Mi vida cambió completamente a partir de ese momento. Por fin la suerte me miraba de frente y no pude elegir hombre más bueno, honrado y trabajador. Continué sirviendo y ayudando a mi marido en las labores del campo y poco a poco fuimos ahorrando. Al año llegó mi primer hijo, y después el segundo y más tarde una niña y un niño mellizos. Nunca nos separábamos, siempre íbamos los seis juntos, trabajábamos mucho y después de varios años conseguimos poner un pequeño negocio. Di a mis hijos todo el amor que yo no tuve de pequeña.
El negocio fue creciendo poco y hoy da trabajo a varios de mis hijos después de que mi marido falleciera hace unos años. Sin embargo, la pena de no saber quién soy me ha acompañado siempre. Aún hoy, con 86 años sigo pensando que es posible encontrar algún lazo familiar que me devuelva a mis orígenes y pido que si alguna persona que lea este relato puede ayudarme se ponga en contacto conmigo para evitar que abandone esta vida sin poder reconocerme en alguna fotografía, en alguna ciudad, en alguna casa familiar y sin conocer la historia de mis padres.
Nota de Estrella
Creo que mi abuela tiene derecho a conocer su identidad y a quitarse esa pena que lleva en el alma desde hace 86 años. Pero necesitamos ayuda para saber dónde investigar, a quién acudir, dónde encontrar las herramientas necesarias para conseguir esclarecer el origen de mi abuela. Tenemos un puzle y no sabemos cómo encajar las piezas. También queremos dar las gracias a las autoras de Nietas de la Memoria por brindarnos la oportunidad de contar la historia de mi abuela.

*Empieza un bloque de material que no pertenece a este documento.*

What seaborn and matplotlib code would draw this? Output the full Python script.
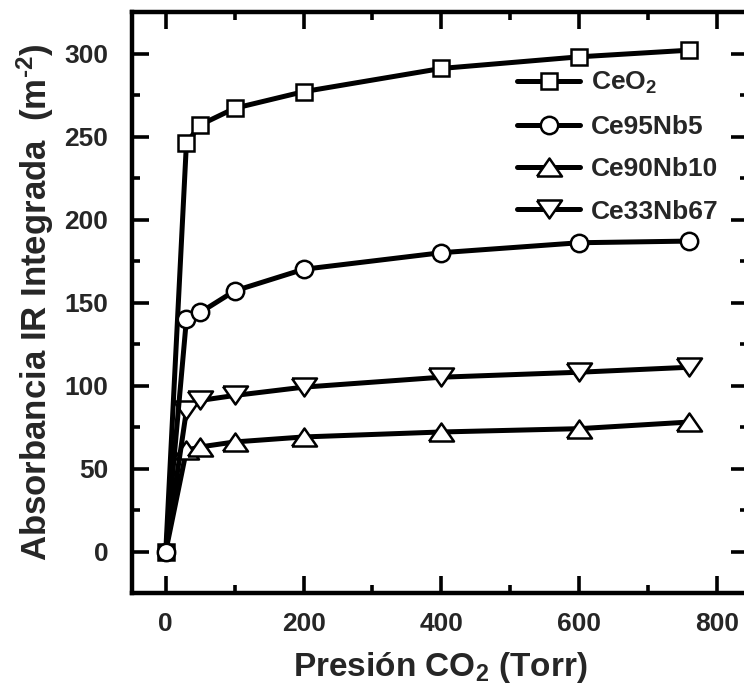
import matplotlib
matplotlib.use("Agg")
import matplotlib.pyplot as plt
import seaborn as sns
import pandas as pd
from matplotlib.ticker import MultipleLocator

# CO2 pressure (Torr) and integrated IR absorbance (m^-2) per sample
pressure = [0, 30, 50, 100, 200, 400, 600, 760]
ceo2 = [0, 246, 257, 267, 277, 291, 298, 302]
ce95nb5 = [0, 140, 144, 157, 170, 180, 186, 187]
ce90nb10 = [0, 61, 63, 66, 69, 72, 74, 78]
ce33nb67 = [0, 85, 91, 94, 99, 105, 108, 111]

labels = ["CeO$_2$", "Ce95Nb5", "Ce90Nb10", "Ce33Nb67"]
series = [ceo2, ce95nb5, ce90nb10, ce33nb67]

sns.set_theme(style="ticks")
plt.rcParams["font.family"] = ["Liberation Sans", "DejaVu Sans"]
plt.rcParams["font.weight"] = "bold"
plt.rcParams["mathtext.fontset"] = "custom"
plt.rcParams["mathtext.rm"] = "Liberation Sans:bold"
plt.rcParams["mathtext.bf"] = "Liberation Sans:bold"
plt.rcParams["mathtext.default"] = "bf"

df = pd.DataFrame(
    [(p, v, lab) for lab, vals in zip(labels, series) for p, v in zip(pressure, vals)],
    columns=["pressure", "absorbance", "sample"],
)

# wide, flat triangles
tri_up = [(-1, -0.72), (1, -0.72), (0, 0.72), (-1, -0.72)]
tri_dn = [(-1, 0.72), (1, 0.72), (0, -0.72), (-1, 0.72)]
# marker, size, zorder, first marked point
markers = {"CeO$_2$": ("s", 11.5, 3, 0), "Ce95Nb5": ("o", 12.5, 6, 0),
           "Ce90Nb10": (tri_up, 18, 3, 1), "Ce33Nb67": (tri_dn, 18, 3, 1)}

fig = plt.figure(figsize=(7.44, 6.88), dpi=100)
ax = fig.add_axes([132 / 744, 1 - 593 / 688, 616 / 744, 581 / 688])

for lab in labels:
    m, ms, z, start = markers[lab]
    sns.lineplot(data=df[df["sample"] == lab], x="pressure", y="absorbance",
                 ax=ax, color="black", linewidth=3.6, marker=m, markersize=ms,
                 markerfacecolor="white", markeredgecolor="black",
                 markeredgewidth=1.8, label=lab, zorder=z, errorbar=None,
                 markevery=slice(start, None))

ax.set_xlim(-49, 845)
ax.set_ylim(-25, 325)
ax.xaxis.set_major_locator(MultipleLocator(200))
ax.xaxis.set_minor_locator(MultipleLocator(100))
ax.yaxis.set_major_locator(MultipleLocator(50))
ax.yaxis.set_minor_locator(MultipleLocator(25))

ax.tick_params(which="both", direction="in", top=True, right=True,
               width=2.6, color="black")
ax.tick_params(which="major", length=12.5)
ax.tick_params(which="minor", length=6)
ax.tick_params(axis="x", which="major", pad=14, labelsize=19)
ax.tick_params(axis="y", which="major", pad=17, labelsize=19)
for lbl in ax.get_xticklabels() + ax.get_yticklabels():
    lbl.set_fontweight("bold")
for sp in ax.spines.values():
    sp.set_linewidth(3.2)
    sp.set_color("black")

ax.set_xlabel("Presión CO$_2$ (Torr)", fontsize=24, fontweight="bold", labelpad=10)
ax.set_ylabel("Absorbancia IR Integrada  (m$^{\\text{-}2}$)", fontsize=25,
              fontweight="bold", labelpad=6)

leg = ax.legend(loc="upper left", bbox_to_anchor=(0.625, 0.9), frameon=False,
                fontsize=19, handlelength=2.4, handletextpad=0.4,
                labelspacing=0.7, borderpad=0, borderaxespad=0)
for t in leg.get_texts():
    t.set_fontweight("bold")

fig.savefig("out.png", dpi=100)
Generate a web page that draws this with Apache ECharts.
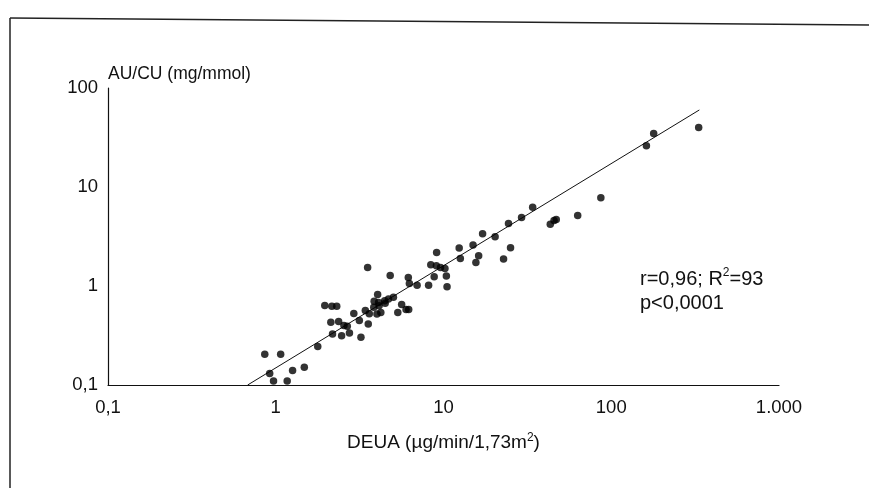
<!DOCTYPE html>
<html>
<head>
<meta charset="utf-8">
<script src="https://cdn.jsdelivr.net/npm/echarts@6/dist/echarts.min.js"></script>
<style>
html,body{margin:0;padding:0;background:#fff;}
#chart{width:869px;height:488px;}
</style>
</head>
<body>
<div id="chart"></div>
<script>
// DEUA (µg/min/1,73m²) values
const deua = [0.86,1.07,0.92,0.97,1.17,1.26,1.48,1.78,1.96,2.16,2.31,2.13,2.18,2.37,2.47,2.55,2.67,2.75,2.92,3.15,3.22,3.42,3.53,3.56,3.61,3.86,4.01,4.05,4.1,4.13,4.23,3.84,4.46,4.49,4.7,5.03,4.81,5.34,5.63,5.98,6.2,6.17,6.26,6.96,8.15,8.4,8.8,9.1,9.07,9.6,10.2,10.4,10.5,12.4,12.6,15.0,15.6,16.2,17.1,20.3,22.8,25.1,24.4,29.2,34.0,43.3,45.6,47.0,63.1,86.7,162,179,332];
// AU/CU (mg/mmol) values
const aucu = [0.205,0.205,0.131,0.11,0.11,0.14,0.151,0.245,0.636,0.626,0.626,0.43,0.328,0.437,0.315,0.398,0.393,0.335,0.527,0.448,0.303,0.566,1.54,0.414,0.523,0.70,0.52,0.82,0.68,0.63,0.54,0.61,0.71,0.67,0.74,0.77,1.28,0.54,0.65,0.58,0.58,1.22,1.06,1.02,1.02,1.64,1.24,2.18,1.6,1.54,1.5,1.26,0.98,2.42,1.9,2.59,1.73,2.02,3.38,3.15,1.87,2.43,4.27,4.92,6.26,4.2,4.58,4.7,5.15,7.79,26.1,34.8,39.8];
// regression line endpoints
const fitX = [0.68, 335];
const fitY = [0.1, 60];
// tick labels
const xTickLabels = ['0,1','1','10','100','1.000'];
const yTickLabels = ['0,1','1','10','100'];
const xName = 'DEUA (µg/min/1,73m{s|2})';
const yName = 'AU/CU (mg/mmol)';
const statLine1 = ['r=0,96; R','2','=93'];
const statLine2 = 'p<0,0001';

const FONT = '"Liberation Sans", Arial, Helvetica, sans-serif';
const chart = echarts.init(document.getElementById('chart'), null, {renderer:'canvas'});
const pts = deua.map((x,i)=>[x, aucu[i]]);
const fit = fitX.map((x,i)=>[x, fitY[i]]);
const idx = v => Math.round(Math.log10(v)) + 1;

chart.setOption({
  animation:false,
  backgroundColor:'#fff',
  grid:{left:108, right:90, top:88, bottom:103},
  xAxis:{
    type:'log', logBase:10, min:0.1, max:1000,
    name:xName, nameLocation:'middle', nameGap:47,
    nameTextStyle:{color:'#111', fontSize:19, fontFamily:FONT,
      rich:{s:{fontSize:12, verticalAlign:'top', padding:[0,0,9,0], color:'#111', fontFamily:FONT}}},
    axisLine:{lineStyle:{color:'#111', width:1.2}},
    axisTick:{show:false},
    splitLine:{show:false},
    minorTick:{show:false},
    axisLabel:{color:'#111', fontSize:18.5, fontFamily:FONT, margin:13,
      formatter:v=>xTickLabels[idx(v)]}
  },
  yAxis:{
    type:'log', logBase:10, min:0.1, max:100,
    name:yName, nameLocation:'end', nameGap:5,
    nameTextStyle:{color:'#111', fontSize:17.5, fontFamily:FONT, align:'left'},
    axisLine:{show:true, lineStyle:{color:'#111', width:1.2}},
    axisTick:{show:false},
    splitLine:{show:false},
    axisLabel:{color:'#111', fontSize:18.5, fontFamily:FONT, margin:10,
      formatter:v=>yTickLabels[idx(v)]}
  },
  series:[
    {type:'scatter', data:pts, symbol:'circle', symbolSize:7.5,
     itemStyle:{color:'#000'}, z:3},
    {type:'line', data:fit, symbol:'none', lineStyle:{color:'#111', width:1}, z:2}
  ],
  graphic:[
    {type:'line', shape:{x1:10,y1:18,x2:869,y2:25}, style:{stroke:'#222', lineWidth:1.5}},
    {type:'line', shape:{x1:10,y1:18,x2:10,y2:488}, style:{stroke:'#222', lineWidth:1.5}},
    {type:'text', left:640, top:267, style:{
      text:'{a|'+statLine1[0]+'}{s|'+statLine1[1]+'}{a|'+statLine1[2]+'}\n{a|'+statLine2+'}',
      rich:{
        a:{fontSize:20, fontFamily:FONT, fill:'#111', lineHeight:24},
        s:{fontSize:12, fontFamily:FONT, fill:'#111', verticalAlign:'top', lineHeight:24, padding:[0,0,9,0]}
      }}}
  ]
});
</script>
</body>
</html>
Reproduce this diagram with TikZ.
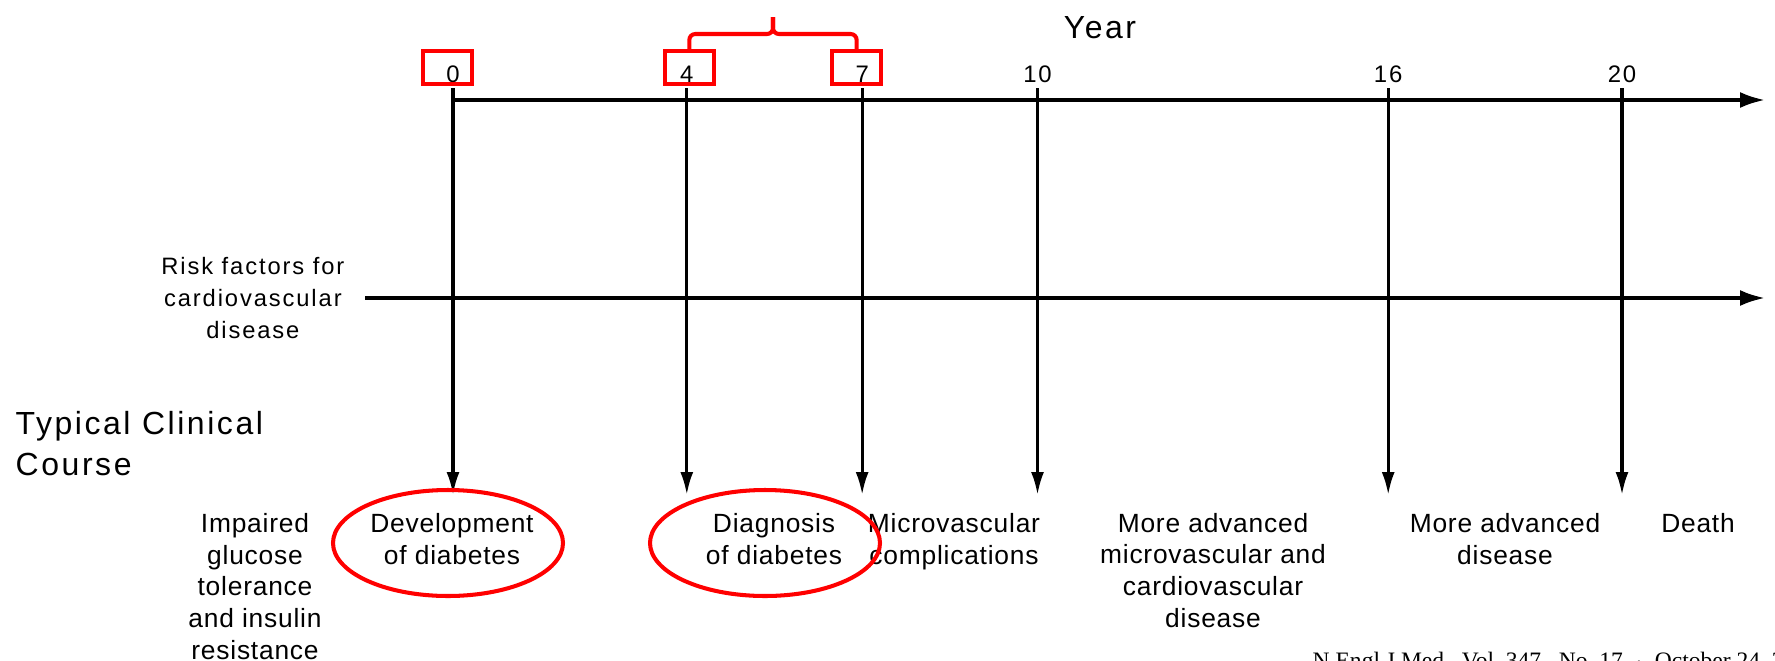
\documentclass[tikz,border=0pt]{standalone}
\usepackage{fontspec}
\setmainfont{Liberation Sans}
\newfontfamily\topfont[LetterSpace=8]{Liberation Sans}
\newfontfamily\lowfont[LetterSpace=3]{Liberation Sans}
\newfontfamily\journalfont{Liberation Serif}
\usetikzlibrary{arrows.meta,calc,positioning}

\tikzset{
  axis/.style={line width=1pt,-{Latex[length=2.5mm,width=1.6mm]}},
  drop/.style={line width=0.9pt,-{Latex[length=2.3mm,width=1.3mm]}},
  redline/.style={red,line width=1.15pt},
  redbox/.style={draw=red,line width=1.15pt,minimum width=0.49cm,minimum height=0.33cm,inner sep=0pt},
  yearlbl/.style={font=\topfont\fontsize{6.8}{8}\selectfont,anchor=base,inner sep=0pt},
  bigtxt/.style={font=\topfont\fontsize{9.1}{11.4}\selectfont,inner sep=0pt},
  risktxt/.style={font=\topfont\fontsize{6.75}{9}\selectfont,align=center,inner sep=0pt},
  eventtxt/.style={font=\lowfont\fontsize{7.5}{9}\selectfont,align=center,anchor=base,inner sep=0pt}
}

\begin{document}
\begin{tikzpicture}
  \clip (0,0) rectangle (17.75,6.60);

  % time axis
  \coordinate (ys) at (4.53,5.60);
  \coordinate (ye) at (17.65,5.60);
  \draw[axis] (ys) -- (ye);
  \node[bigtxt,anchor=base] (year) at (11.00,6.22) {Year};

  \foreach \yr in {0,4,7,10,16,20} {
    \coordinate (top\yr) at ({4.53+0.5845*\yr},5.72);
    \coordinate (tip\yr) at ({4.53+0.5845*\yr},1.65);
    \draw[drop] (top\yr) -- (tip\yr);
    \node[yearlbl] (lbl\yr) at ({4.53+0.5845*\yr},5.78) {\yr};
  }

  % boxes and brace
  \foreach \yr/\dx in {0/-0.055,4/0.025,7/-0.055}
    \node[redbox] (box\yr) at ({4.53+0.5845*\yr+\dx},5.925) {};
  \coordinate (bm) at (7.73,6.26);
  \coordinate (bt) at (7.73,6.43);
  \draw[redline,rounded corners=0.06cm] (box4.north) |- (bm) -- (bt);
  \draw[redline,rounded corners=0.06cm] (box7.north) |- (bm) -- (bt);

  % risk factors
  \coordinate (rs) at (3.65,3.62);
  \coordinate (re) at (17.65,3.62);
  \draw[axis] (rs) -- (re);
  \node[risktxt,left=0.2cm of rs] (risk) {Risk factors for\\cardiovascular\\disease};

  \node[bigtxt,align=left,anchor=base west] (course) at (0.15,1.85) {Typical Clinical\\Course};

  % events (base = last line)
  \node[eventtxt] (igt) at (2.55,0.01) {Impaired\\glucose\\tolerance\\and insulin\\resistance};
  \node[eventtxt] (dev) at (4.52,0.96) {Development\\of diabetes};
  \node[eventtxt] (diag) at (7.74,0.96) {Diagnosis\\of diabetes};
  \node[eventtxt] (micro) at (9.54,0.96) {Microvascular\\complications};
  \node[eventtxt] (adv) at (12.13,0.33) {More advanced\\microvascular and\\cardiovascular\\disease};
  \node[eventtxt] (advd) at (15.05,0.96) {More advanced\\disease};
  \node[eventtxt] (death) at (16.98,1.28) {Death};

  \draw[redline] (4.48,1.17) ellipse [x radius=1.15, y radius=0.53];
  \draw[redline] (7.65,1.17) ellipse [x radius=1.15, y radius=0.53];

  \node[font=\journalfont\fontsize{6.7}{8}\selectfont,anchor=base west,inner sep=0pt] (cite) at (13.12,-0.08)
    {N Engl J Med,\ \ Vol.\ 347,\ \ No.\ 17\ \ $\cdot$\ \ October 24, 2002};
\end{tikzpicture}
\end{document}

Hemos recurrido a una prueba de ADN y tenemos una coincidencia muy positiva que la sitúa en Castilla León y pedimos y deseamos que la familia colabore en esta búsqueda. Yo, Estrella, seguiré buscando los orígenes de mi abuela a la que admiro y quiero con locura, por esa mujer que es una superviviente y supo caminar sola en este mundo . Te quiero abuela.
Hola Estrella, habras contactado el colegio , parece que todavía existe, por si tienen archivos de esa época y si ya no la tienen, contactar el diócesis correspondiente.
Un beso a tu abuelita
Esta historia me sobrecoge y me interesa.
Que belleza de historia yo trato de armar mi árbol genealógico sobretodo me interesa conocer la familia Brull, catalana ya que desconozco todo de la familia de mi abuelo paterno. Solo me imagino el.sentimiento de desconocer mis orígenes y ha de ser muy triste. Ojalá los encuentre.
El Señor sí conoce los orígenes de la abuelita Vicenta. Lo importante es cómo ella se sobrepuso a la adversidad y todos sus descendientes la aman tanto. Si oramos con fe, el Señor les hará saber mucho, antes de que ella deje su cuerpo…abrazos.